Hypocritical sods, most of them. Take this for a sample: at an Oxfordshire dinner party a woman hissed that crime doesn’t pay and that Coulson deserves everything he gets.
“I have no sympathy for law breakers,” she hissed to approving nods around the table.
I happen to know that this twice-divorced lady boasted to me once (when she was half-pissed) that she shunted her speeding points to her last husband-but-one as a matter of routine. I also know that when her mother died the old lady’s precious porcelain collection mysteriously went missing, neatly avoiding inheritance tax.
I hope her deserted husband does not spill the beans about the points and the china.
If he does, she can be assured I will stay by her as I hope Coulson’s pals stay by him.
We all fall short, some of us by miles.
Kicking the Can
Whilst on a legal theme, last night we discussed why people who must know at the outset of their trials that they have no chance of a “not guilty” verdict string out the agony for as long as possible. Chris Huhne and his ex-wife Vicky Pryce are clearly cases in point. Why did they play it so long? You may also wonder at the length of time the cases regarding phone hacking have taken to come to conclusion. Why didn’t the guilty just throw in the towel and face the music?
From the Horse’s Mouth
I will tell you why. There once was a king who was a sour old thing. More than anything this miserable monarch longed to laugh, so he commanded that all the comics in his kingdom be rounded up and each be allowed 10 minutes to amuse him. As an added incentive, the comedians were warned that if they failed to elicit laughter, their heads would be immediately cut off.
The comedians performed all day, and after each attempt the king sat po-faced and sullen on his throne. Meanwhile, the gruesome pile of heads grew higher and higher. At the day’s end, just one comic – accompanied by a horse – remained.
“Oh king,” the man proclaimed, “I have no wish to die. May I suggest a deal. If my horse can be persuaded to tell you a funny story within 24 hours, will you spare my life?”
The king’s lips twitched with some appreciation at this offer and he agreed. “Yes, that sounds amusing,” he growled. “You have 24 hours. Set the clocks!”
The comic and his horse were dragged into a cellar. The gaoler, who had listened to the exchange, scratched his head with wonder and asked: “What on earth are you playing at? It’s crystal clear to anyone that your horse is a horse, and dozy one at that, and it will never speak. Why are you such a time-wasting fool?”
The comic replied, “It’s easy. I have bought 24 hours. In that time, the king might die, I might die… or the horse might talk.”
Now you know why people with apparently no hope choose to kick the can down the road. And remember you read it here first.
War and Peace
A few miles along our route, we pass through Kirkby Lonsdale. The town’s war memorial declares, “They shall never be forgotten.” Oh really? The single wreath on display is old and tattered. Of course, 2014 marks the hundredth anniversary of the start of the 1914 war, the so-called Great War. It was supposed to be the war to end all wars, though it shattered a generation whose memories have now glided into history. I can’t help wondering if “we will remember them” is a reality or a cliché?

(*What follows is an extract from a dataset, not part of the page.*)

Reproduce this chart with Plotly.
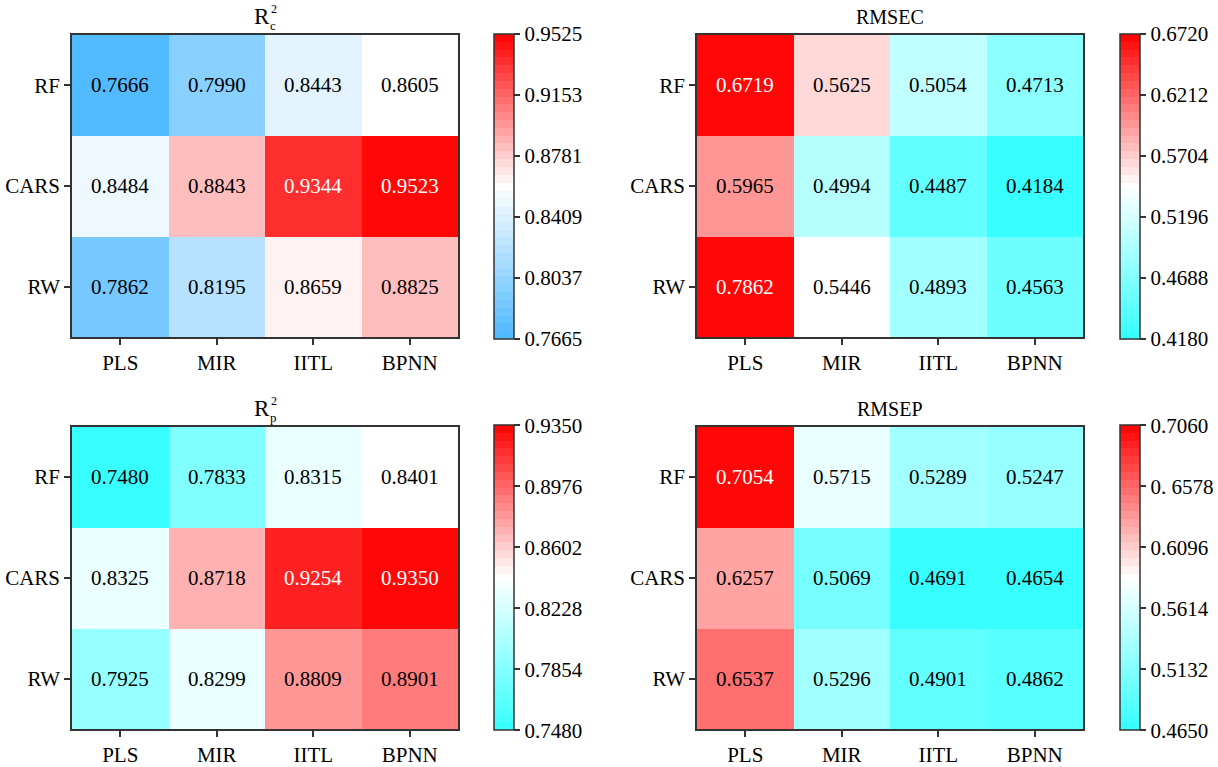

Could such a war happen again? Of course, not in the same way – but man is every bit as violent and wicked as he ever has been. What are the potential Hitlers, Stalins and bin Ladens doing with their lives now? Psychopaths are still being born, and when they grow up will they be content as building society managers? It’s a tad unlikely. How can we ensure their lives will not generate carnage on an industrial scale? Is there any evidence that man has grown wiser with the passing of time? From time to time, I read commentaries on ghastly catastrophes such as the Syrian war: “That should not happen in the twenty-first century,” say some. How fatuous is that? Why on earth shouldn’t it happen today?
We pass a lovely church and find a shop in a nearby street selling crosses and small statues. I suppose that nowadays many people who visit churches have no idea what they are really for, so instead of making time for prayer or reflection they buy tat instead.
I double back and enter the church. A guide is chattering to a disinterested group, half of them studying mobile devices as they fumble up the aisle. A girl at the back of the group is flicking through Hello! I watch her poring over the magazine’s airbrushed celebrities, the eleventh-century church ignored. Such are her preferences.
Suddenly, I am overcome by the need to get away from people, and dart into the Lady Chapel. A sign on the wall reads, “And underneath are the everlasting arms.” The truth of these words leaps out at me, rising above the murmur of noisy street traffic and muttering voices. I feel the assurance of a peace so profound that the madness of the world seems absorbed by it.